Diese Vorstellung von Homosexualität ist natürlich so anachronistisch, dass sie hier nicht ganz ernst gemeint sein kann. Und tatsächlich ist in ‚Soldaten‘ nichts so wie es auf den ersten Blick scheint. Albertos Sexualität und seine Persönlichkeit sind nicht mit einfachen Kategorien beizukommen. Bereits als Kind ist er das erste Mal ins Gefängnis gekommen und hat insgesamt vierzehn Jahre seines Lebens hinter Gittern verbracht. Mal ist er ein Parasit, der seine Quelle finanziell ausnutzt, mal ein Missbrauchsopfer, das seine prägenden Jahre umgeben von Männern verbracht hat und nicht weiß, wie es mit Frauen umgehen soll, mal ist die Transaktion des Geldes nur ein Vorwand, etwas, was die schmutzige Sache dahinter adelt. Und all dem steht, der Erzähler gegenüber, der sich genauso wenig mit Ruhm bekleckert, Alberto aus seiner Welt reißt, ihn von sich abhängig und Versprechungen macht, die er nicht halten kann.

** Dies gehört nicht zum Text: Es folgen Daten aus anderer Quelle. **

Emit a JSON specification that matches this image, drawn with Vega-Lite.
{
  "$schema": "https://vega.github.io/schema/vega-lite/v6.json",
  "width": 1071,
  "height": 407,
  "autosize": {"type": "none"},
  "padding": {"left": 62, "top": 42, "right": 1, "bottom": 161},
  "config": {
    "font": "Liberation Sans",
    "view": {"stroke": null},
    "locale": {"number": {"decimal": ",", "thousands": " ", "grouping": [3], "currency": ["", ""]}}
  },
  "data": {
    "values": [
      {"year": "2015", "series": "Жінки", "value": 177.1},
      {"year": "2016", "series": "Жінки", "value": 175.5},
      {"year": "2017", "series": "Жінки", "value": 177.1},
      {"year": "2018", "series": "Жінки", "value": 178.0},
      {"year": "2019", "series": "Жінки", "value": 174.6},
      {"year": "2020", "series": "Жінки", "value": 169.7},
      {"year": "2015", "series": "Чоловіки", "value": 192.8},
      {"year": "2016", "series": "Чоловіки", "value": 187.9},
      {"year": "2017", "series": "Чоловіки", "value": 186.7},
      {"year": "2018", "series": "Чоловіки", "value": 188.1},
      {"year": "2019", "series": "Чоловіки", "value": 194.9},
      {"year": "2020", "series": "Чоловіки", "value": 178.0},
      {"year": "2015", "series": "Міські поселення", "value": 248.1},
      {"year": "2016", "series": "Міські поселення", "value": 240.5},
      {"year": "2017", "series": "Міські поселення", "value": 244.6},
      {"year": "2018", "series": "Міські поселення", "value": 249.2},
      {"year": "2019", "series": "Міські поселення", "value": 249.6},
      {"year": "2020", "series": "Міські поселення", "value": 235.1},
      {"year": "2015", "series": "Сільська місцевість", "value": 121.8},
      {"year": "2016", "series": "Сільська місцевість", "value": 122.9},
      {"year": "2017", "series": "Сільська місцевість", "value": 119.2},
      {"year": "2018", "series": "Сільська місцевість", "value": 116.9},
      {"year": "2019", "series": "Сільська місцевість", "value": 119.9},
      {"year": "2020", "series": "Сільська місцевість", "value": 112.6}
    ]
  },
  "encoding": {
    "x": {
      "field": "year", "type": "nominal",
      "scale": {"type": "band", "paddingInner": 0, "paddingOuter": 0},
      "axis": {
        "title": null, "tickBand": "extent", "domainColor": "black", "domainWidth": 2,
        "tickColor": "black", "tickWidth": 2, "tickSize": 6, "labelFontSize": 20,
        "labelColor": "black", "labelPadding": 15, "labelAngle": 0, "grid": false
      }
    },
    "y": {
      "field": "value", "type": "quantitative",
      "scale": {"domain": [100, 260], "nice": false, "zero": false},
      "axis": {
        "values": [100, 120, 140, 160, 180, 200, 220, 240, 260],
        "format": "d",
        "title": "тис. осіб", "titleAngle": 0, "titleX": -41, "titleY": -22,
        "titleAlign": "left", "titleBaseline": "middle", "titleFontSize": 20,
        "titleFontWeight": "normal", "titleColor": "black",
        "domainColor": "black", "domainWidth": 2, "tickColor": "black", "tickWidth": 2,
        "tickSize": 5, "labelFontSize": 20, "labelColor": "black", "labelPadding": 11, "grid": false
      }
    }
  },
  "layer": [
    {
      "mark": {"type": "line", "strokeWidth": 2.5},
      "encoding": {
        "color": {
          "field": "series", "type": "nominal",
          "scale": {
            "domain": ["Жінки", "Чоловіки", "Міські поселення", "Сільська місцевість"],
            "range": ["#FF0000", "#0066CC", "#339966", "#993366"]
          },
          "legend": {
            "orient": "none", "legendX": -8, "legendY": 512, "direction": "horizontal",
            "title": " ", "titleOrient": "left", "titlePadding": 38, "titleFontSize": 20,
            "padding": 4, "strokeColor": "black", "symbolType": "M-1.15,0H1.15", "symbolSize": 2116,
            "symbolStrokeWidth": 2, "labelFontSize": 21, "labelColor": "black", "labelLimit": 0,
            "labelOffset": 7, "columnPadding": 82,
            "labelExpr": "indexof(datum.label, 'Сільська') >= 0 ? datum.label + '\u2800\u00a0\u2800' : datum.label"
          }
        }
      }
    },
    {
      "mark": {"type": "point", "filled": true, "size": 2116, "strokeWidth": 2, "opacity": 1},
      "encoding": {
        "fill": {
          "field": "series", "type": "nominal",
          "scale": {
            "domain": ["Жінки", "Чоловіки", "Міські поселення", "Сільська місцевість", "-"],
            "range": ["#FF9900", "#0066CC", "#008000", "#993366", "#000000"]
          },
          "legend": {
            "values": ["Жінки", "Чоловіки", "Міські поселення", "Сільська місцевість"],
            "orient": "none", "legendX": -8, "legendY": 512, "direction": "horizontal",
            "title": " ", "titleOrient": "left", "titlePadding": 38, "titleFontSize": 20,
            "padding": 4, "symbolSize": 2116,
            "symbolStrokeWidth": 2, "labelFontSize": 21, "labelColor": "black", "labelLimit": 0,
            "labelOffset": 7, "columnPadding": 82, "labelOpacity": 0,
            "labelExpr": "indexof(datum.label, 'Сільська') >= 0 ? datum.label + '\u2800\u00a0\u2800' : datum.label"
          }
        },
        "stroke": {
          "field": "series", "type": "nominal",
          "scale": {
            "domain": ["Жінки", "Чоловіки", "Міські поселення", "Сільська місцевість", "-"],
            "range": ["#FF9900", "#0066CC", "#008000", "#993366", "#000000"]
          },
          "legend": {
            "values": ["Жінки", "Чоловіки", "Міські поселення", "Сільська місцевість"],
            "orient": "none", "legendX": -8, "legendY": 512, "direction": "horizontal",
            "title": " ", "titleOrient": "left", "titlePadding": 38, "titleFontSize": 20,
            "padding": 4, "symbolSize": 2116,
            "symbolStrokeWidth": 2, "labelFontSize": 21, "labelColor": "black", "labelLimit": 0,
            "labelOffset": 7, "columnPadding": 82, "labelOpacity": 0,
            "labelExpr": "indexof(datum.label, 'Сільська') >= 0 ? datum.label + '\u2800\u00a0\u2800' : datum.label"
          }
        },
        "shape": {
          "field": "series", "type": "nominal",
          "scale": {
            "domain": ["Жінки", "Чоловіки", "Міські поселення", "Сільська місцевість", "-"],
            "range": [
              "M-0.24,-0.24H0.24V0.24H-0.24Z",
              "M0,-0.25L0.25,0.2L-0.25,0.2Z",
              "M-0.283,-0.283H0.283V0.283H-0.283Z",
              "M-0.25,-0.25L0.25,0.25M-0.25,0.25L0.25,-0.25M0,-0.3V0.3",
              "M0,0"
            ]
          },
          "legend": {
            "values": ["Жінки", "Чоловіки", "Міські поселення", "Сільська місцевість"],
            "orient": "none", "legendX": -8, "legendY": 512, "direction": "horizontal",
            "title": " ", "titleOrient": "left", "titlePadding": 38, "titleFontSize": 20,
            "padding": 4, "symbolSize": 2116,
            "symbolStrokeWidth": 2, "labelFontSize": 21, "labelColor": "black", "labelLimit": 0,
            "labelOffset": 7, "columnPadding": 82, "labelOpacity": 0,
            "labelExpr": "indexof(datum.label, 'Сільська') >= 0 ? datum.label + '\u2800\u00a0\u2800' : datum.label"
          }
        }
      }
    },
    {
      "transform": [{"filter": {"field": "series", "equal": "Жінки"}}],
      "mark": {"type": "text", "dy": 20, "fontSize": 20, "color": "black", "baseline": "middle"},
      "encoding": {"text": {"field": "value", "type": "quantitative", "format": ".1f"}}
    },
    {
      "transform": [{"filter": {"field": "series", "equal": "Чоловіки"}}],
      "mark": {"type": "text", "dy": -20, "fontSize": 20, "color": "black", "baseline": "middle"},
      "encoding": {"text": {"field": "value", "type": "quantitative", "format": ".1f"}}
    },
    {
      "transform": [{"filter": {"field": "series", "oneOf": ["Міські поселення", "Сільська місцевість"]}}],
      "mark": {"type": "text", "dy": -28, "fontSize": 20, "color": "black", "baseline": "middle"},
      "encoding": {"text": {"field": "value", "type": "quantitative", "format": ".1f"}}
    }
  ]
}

Und natürlich ließen sich auch abseits des Themas der Homosexualität weitere Vergleiche zu Prousts ‚Auf der Suche nach der verlorenen Zeit‘ ziehen. Auch bezüglich der Zeit – natürlich – ließe sich eine Menge erzählen. Aufgeteilt in zwei Teile – ‚Vergangenheit‘ und ‚Gegenwart‘ – nennt ‚Soldaten‘ das Jahr 2002, mit der Öffnung der Grenzen, dem Wegfall des einen Systems und dem Entstehen eines neuen, als Zäsur. Während Proust mit dem Ende des Ersten Weltkrieges die gesellschaftliche Neuformatierung beschreibt, beschreibt Adrian Schiop, wie mit dem Ende des Kommunismus neu zu Geld gekommene Emporkömmlinge die Bühne betreten.
‚Soldaten‘ ist die Geschichte einer Gesellschaft, die sich selbst noch finden muss, und zugleich das schonungslose und tragisch-komische Portrait einer zutiefst komplexen und von Machtgefällen dominierten Beziehung. Dabei verliert Adrian Schiop nie das Menschliche seiner Figuren aus den Augen und hat mit Alberto eine unvergessliche Figur geschaffen, die sich jeglichen Eindeutigkeiten entzieht. ‚Soldaten‘ ist mal komisch, mal traurig und immer herausfordernd.